Los años del desarrollismo habían propiciado una contradicción entre el dinamismo socioeconómico y el inmovilismo político, pero aún era necesario el concurso de unas élites reformistas y responsables para que aquello decantara hacia el cambio de régimen y produjera una cristalización democrática. Y así fue. Las élites entendieron que el momento histórico demandaba la tarea de construir unas instituciones que estuvieran a la altura de esa sociedad que era ya moderna, europea y liberal. La derecha del régimen comprendió que el futuro de España habría de ser democrático, aceptando y promoviendo la autodisolución de las Cortes franquistas; y el PCE renunció a sus postulados máximos, reiterando su política de “reconciliación nacional” iniciada en 1956, y acelerando el proceso de democratización emprendido por el eurocomunismo.
La derecha del régimen comprendió que el futuro de España habría de ser democrático, aceptando y promoviendo la autodisolución de las Cortes franquistas
Todos los actores políticos cedieron para que pudiéramos llegar a ese momento fundacional y único que fue la Constitución de 1978. Es verdad que la democracia que los españoles alumbramos entonces no es perfecta, pero no es menos cierto que se trata de un modelo de éxito si tenemos en cuenta que nuestros abuelos se mataron en una guerra miserable y fratricida, que nuestros padres heredaron un país arcaico y gris, y que nuestros hijos viven hoy en una sociedad moderna, plural y libre.
Pero no hemos de caer en la autocomplacencia. Quedaron muchas cosas por hacer entonces, y aún hoy siguen pendientes. Queda pendiente un reconocimiento a las víctimas de la dictadura. No podemos sentirnos satisfechos cuando tantos muertos permanecen olvidados en fosas y cunetas. Las familias merecen un reconocimiento y el derecho a una despedida y un entierro digno para sus seres queridos, tarea que no debe quedar únicamente en manos del impulso particular, sino que debiera ser un objetivo común, público y compartido por todos. No puede haber justicia si no hay piedad con los que han sufrido, y esta es una verdad que no admite ninguna politización interesada.
A las tareas pendientes se han ido sumando otras nuevas, planteadas por los retos de la globalización y la crisis económica. Otra vez nos encontramos en un momento histórico, en el que las élites políticas deben estar a la altura de los nuevos tiempos y atender las demandas de la sociedad. La legislatura que recién inauguramos debe servir para acometer las reformas que nos permitan actualizar y mejorar nuestra democracia y sobre todo ponerla a la altura de una sociedad española que, al igual que aquella del 20 de Noviembre de 1975, va por delante de sus instituciones y lleva demasiados años esperando a ser escuchada.
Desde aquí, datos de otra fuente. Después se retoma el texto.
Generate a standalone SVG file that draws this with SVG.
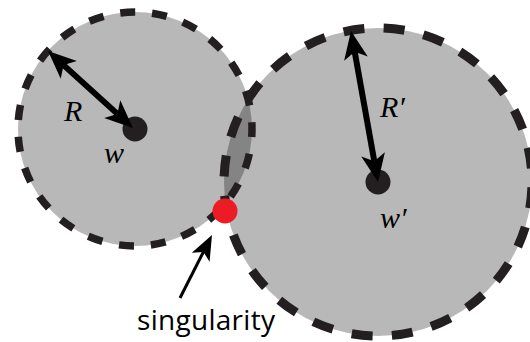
<svg xmlns="http://www.w3.org/2000/svg" width="530" height="342" viewBox="0 0 530 342">
  <style>
    .disk { fill: #000; fill-opacity: 0.28; stroke: none; }
    .rim { fill: none; stroke: #231f20; }
    .center { fill: #231f20; }
    .shaft { stroke: #000; stroke-linecap: butt; fill: none; }
    .math { font-family: "Liberation Serif", "Times New Roman", serif; font-style: italic; font-size: 30px; fill: #000; }
    .label { font-family: "Open Sans", "Noto Sans", sans-serif; font-size: 28px; fill: #000; }
  </style>
  <defs>
    <marker id="headBig" viewBox="-8 -13 30 26" refX="0" refY="0" markerWidth="30" markerHeight="26" markerUnits="userSpaceOnUse" orient="auto-start-reverse">
      <path d="M21,0 L-7,-12 L0,0 L-7,12 Z" fill="#000"/>
    </marker>
    <marker id="headSmall" viewBox="-7 -11 27 22" refX="0" refY="0" markerWidth="27" markerHeight="22" markerUnits="userSpaceOnUse" orient="auto">
      <path d="M19,0 L-6,-10 L0,0 L-6,10 Z" fill="#000"/>
    </marker>
  </defs>

  <g id="disks">
    <circle class="disk" cx="135" cy="129" r="117"/>
    <circle class="disk" cx="378" cy="182" r="154"/>
  </g>

  <g id="disk-w">
    <circle class="rim" cx="135" cy="129" r="117" stroke-width="7.5" stroke-dasharray="15 16.96" stroke-dashoffset="7"/>
    <circle class="center" cx="135" cy="129" r="12.5"/>
    <text class="math" x="104" y="163">w</text>
  </g>

  <g id="disk-w-prime">
    <circle class="rim" cx="378" cy="182" r="154" stroke-width="9" stroke-dasharray="21 19.32" stroke-dashoffset="35"/>
    <circle class="center" cx="378" cy="182" r="12.5"/>
    <text class="math" x="380" y="228">w′</text>
  </g>

  <g id="singularity">
    <circle cx="225" cy="211" r="12.5" fill="#ed1c24"/>
    <text class="label" x="137" y="330" textLength="138" lengthAdjust="spacing">singularity</text>
  </g>

  <g id="connectors">
    <line class="shaft" x1="63.6" y1="65.1" x2="117.4" y2="113.9" stroke-width="6" marker-start="url(#headBig)" marker-end="url(#headBig)"/>
    <line class="shaft" x1="354.7" y1="51.7" x2="374.3" y2="161.3" stroke-width="6" marker-start="url(#headBig)" marker-end="url(#headBig)"/>
    <line class="shaft" x1="180" y1="298" x2="203.4" y2="251.9" stroke-width="3" marker-end="url(#headSmall)"/>
  </g>

  <g id="labels">
    <text class="math" x="64" y="121">R</text>
    <text class="math" x="380" y="117">R′</text>
  </g>
</svg>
Y esta vez no habrá ninguno hecho biológico que desate los nudos de la historia, en la memoria queda el ejemplo de los que fueron capaces de alumbrar la Transición, pero nuestro éxito o nuestro fracaso en esta empresa de hoy dependerá, únicamente, del compromiso y la disposición de los actores políticos, de todos, o al menos de todos los que se sientan comprometidos en la tarea de mejorar nuestro proyecto común de convivencia, aquél que empezó a nacer hace 41 años, el día que un decrépito dictador se moría en la cama.